Adele Elliott: Scripted


Adele Elliott



By now, everyone has heard the big news: Bristol Palin plans to marry her "baby daddy," Levi Johnston. Well, everyone who cares, anyway.


It''s like a made-for-TV movie. The young lovers meet, fall in love, have problems (like in-law issues), and split up. In the end they reunite, realizing that their love was true. They were destined to be together, something the audience knew all along.


It all seems so contrived, so predictable, so scripted. Oh, these two had some bigger-than-life difficulties. The unwed pregnancy played out on a national (and international) stage. Levi''s foray into porn, and a lot of bickering all around contributed to the troubles. Insurmountable odds? Evidently not.



They are even pretty enough to be actors. Both are attractive, and the baby has the face of a Botticelli cherub. What luck.

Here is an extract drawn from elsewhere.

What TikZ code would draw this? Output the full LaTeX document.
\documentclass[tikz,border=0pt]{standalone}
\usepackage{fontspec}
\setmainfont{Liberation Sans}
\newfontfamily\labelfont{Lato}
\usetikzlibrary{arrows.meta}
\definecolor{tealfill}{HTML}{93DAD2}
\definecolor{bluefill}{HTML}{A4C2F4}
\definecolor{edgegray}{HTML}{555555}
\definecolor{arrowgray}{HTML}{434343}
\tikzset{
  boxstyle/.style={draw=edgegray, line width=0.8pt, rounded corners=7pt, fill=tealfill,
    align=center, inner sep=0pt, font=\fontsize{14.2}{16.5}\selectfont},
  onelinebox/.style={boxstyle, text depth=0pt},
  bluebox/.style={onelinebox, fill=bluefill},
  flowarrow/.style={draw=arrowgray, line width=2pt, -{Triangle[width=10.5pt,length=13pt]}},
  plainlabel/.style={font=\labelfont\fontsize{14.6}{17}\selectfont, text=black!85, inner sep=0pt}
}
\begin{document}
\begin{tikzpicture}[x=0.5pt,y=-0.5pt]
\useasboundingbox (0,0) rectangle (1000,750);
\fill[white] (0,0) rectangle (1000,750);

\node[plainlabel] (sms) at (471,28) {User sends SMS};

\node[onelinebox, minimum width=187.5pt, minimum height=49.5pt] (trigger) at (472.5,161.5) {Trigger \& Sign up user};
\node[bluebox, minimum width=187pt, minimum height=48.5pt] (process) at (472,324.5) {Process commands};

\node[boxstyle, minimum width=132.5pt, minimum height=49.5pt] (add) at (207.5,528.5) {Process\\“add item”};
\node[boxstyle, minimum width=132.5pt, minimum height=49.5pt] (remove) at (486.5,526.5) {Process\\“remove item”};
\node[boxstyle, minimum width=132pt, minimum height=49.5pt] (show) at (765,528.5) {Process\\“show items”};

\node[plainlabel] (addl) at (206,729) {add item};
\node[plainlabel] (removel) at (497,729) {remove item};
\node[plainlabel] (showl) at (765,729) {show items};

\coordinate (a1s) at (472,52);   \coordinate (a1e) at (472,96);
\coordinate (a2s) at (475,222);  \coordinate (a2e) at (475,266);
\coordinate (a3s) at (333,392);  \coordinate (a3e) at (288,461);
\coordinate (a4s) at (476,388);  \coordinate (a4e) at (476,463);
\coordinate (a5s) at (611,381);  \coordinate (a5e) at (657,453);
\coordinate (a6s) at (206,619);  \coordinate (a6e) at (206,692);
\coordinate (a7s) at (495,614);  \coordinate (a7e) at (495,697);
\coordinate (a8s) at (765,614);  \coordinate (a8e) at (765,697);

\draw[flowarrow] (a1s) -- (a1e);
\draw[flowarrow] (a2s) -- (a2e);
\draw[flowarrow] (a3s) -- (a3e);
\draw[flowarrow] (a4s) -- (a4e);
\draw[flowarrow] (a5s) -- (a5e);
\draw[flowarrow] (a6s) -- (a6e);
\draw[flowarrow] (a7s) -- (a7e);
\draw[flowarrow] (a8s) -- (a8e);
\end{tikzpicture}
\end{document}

I''m not implying that this story is a complete fairy tale. It just reads like one. How great it would be if the rest of us had Hollywood-style resolutions to all our crises and dilemmas. I have a few ideas for better-than-life endings for some of our challenges.



Try these


Locally, there seems to be worry about gangs. (I, personally, see very little evidence of this activity.) However, if this were a movie, the "wayward youths" would form a glee club, or a dance troupe, and take their show on the road. That would expend a lot of restless energy.

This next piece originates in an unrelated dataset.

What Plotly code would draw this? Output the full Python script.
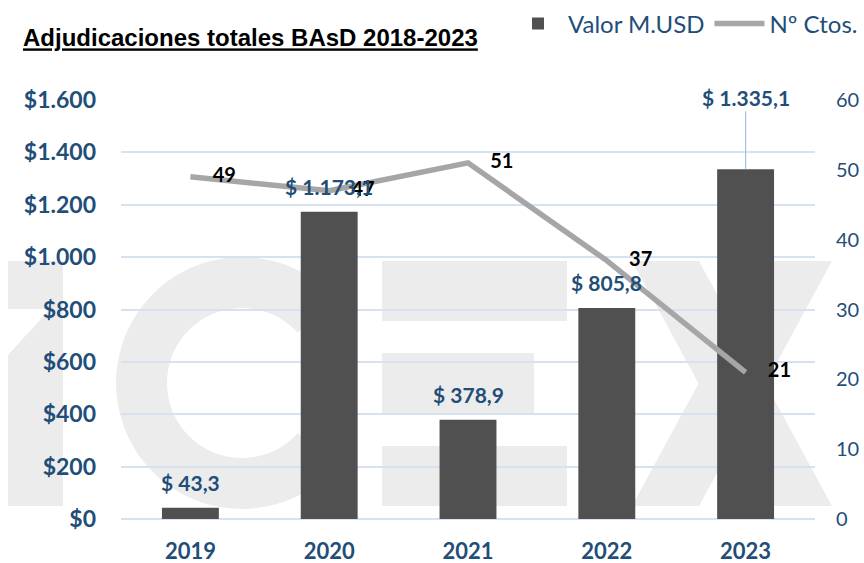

Of course, there would be many life lessons learned along the way, mostly about tolerance and acceptance. Gang colors? A good designer would have no trouble working them into stunning costumes.


Unemployment is a huge worry. It was 12.8 percent in Lowndes County for May, according to the Mississippi Department of Employment Security. On the silver screen, the many resolutions would be simple.


Perhaps a magic fish could emerge from the Tombigbee, granting us all three wishes. Wouldn''t we all wish for money?


Or, maybe we could be the setting for "The Real Housewives of Lowndes County." Think of all the colorful local ladies who might star in one of those roles.


What if the old bridge crossed into a fantasy land, like the "Wizard of Oz" (movie version of that story). On the other side deer could fly, but there would be trolls, too. Columbus could create a happy ending by selling day passes to "The Island" to solve our money problems.


Any of the scenarios would generate a ton of wealth for us. If we go the reality TV route, we could be extras, or stage hands, or furnish catering. Everyone knows that Columbus is "camera ready" -- no sets required. And if our dream solution is pure Disney, with talking animals and enchantment, well, all the better.


My own personal strike-it-rich fantasy is that my children will be discovered to act in pet food commercials. They can really gobble down some treats, so the talent is already there. Then they would earn big bucks and residuals for their dear mommy.


As it looks now, there is no miraculous fix for our woes. I suppose we are not as fortunate as Princess Bristol and Prince Levi. Some people just lead charmed lives.


But, we do have a lovely city, not in the frozen tundra of Alaska, and a lot of quirky characters, most of whom have too much class to pose for "Playgirl." And we have a bit of privacy to work out our issues off of network TV. Maybe our lives hold more delight than we realize.


But, admit it, some of my scripts were not too bad. Fade to black.



Adele Elliott, a New Orleans native, moved to Columbus after Hurricane Katrina.